My final significant discovery is…
I need to quit.
I do a lot. And there are good things I have done historically / habitually that I cannot do.
It’s easy to say “I can’t do everything.” It’s considerably more difficult to say, more specifically, “I can’t do that.”** .. and it’s even more difficult when “that” is a thing I can do or one I’m expected to.
In his book “The Dip,” Seth Godin suggests that, when things get difficult (or fall apart) for creatives, there is often one cause and almost always three potential scenarios at hand. The usual cause is being spread thin – juggling many doings because they are doable and, in their own right, valuable. The weight of these many things often hobbles an artist (a term Godin uses with extremely broad strokes) and his work enters a downward trend. That’s when the three possible scenarios come in:
1. What I’m experiencing really is an end. Like a cliff. The weight of these multiple commitments and responsibilities is simply too much.

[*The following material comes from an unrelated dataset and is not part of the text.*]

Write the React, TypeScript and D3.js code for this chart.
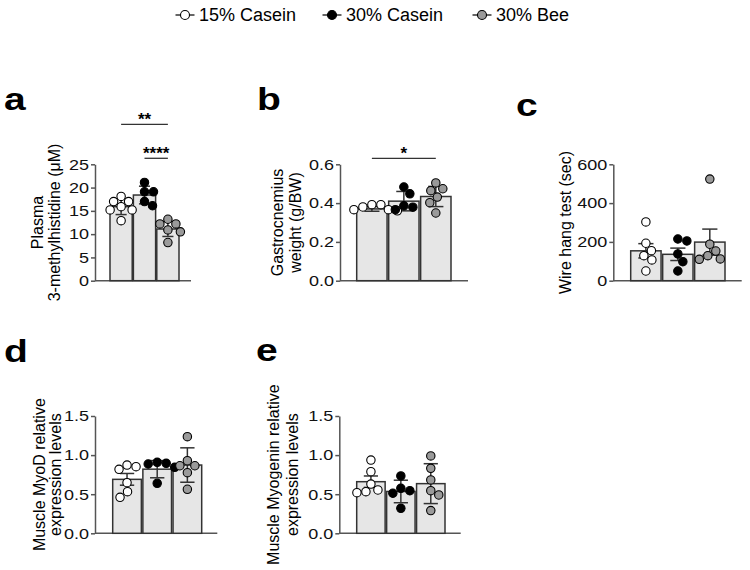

2. I will do just enough to keep things from bottoming out entirely, but not enough to climb out, creating what Godin calls a cul-de-sac… basic life maintenance but no real flourishing.
3. What I’m experiencing is a dip… a time of trial and difficulty, the other side of which is marked by a new ascent.
What makes The Dip possible, says Godin, is not so much my strength or resolve, or even my courage and ability to get focused on fewer things… it’s my courage and ability to quit.
I’ve watched it a thousand times when a sponsor steps up to the edge of a table covered with child sponsorship packets. “I can’t pick one” she says “because I want to take them all.” The guilt (real or imagined) of saying “no” to forty-nine children overwhelms the more fundamental and vital reality that she can, in that very moment, choose one child and make a life-long difference for her.
Her crisis isn’t choosing.
It’s choosing against.
What gets me out of the cul-de-sac isn’t so much choosing the one thing, though that is the central activity… it is letting go of the things I don’t choose. To say a thing I am unpracticed at saying – “I can’t do that.”
And then stick with that.
So, at the end of a significant season of re-evaluation, I am faced with the serious question: What am I willing to quit?
**if you’re not thinking of Meatloaf right now, you’re not doing it right.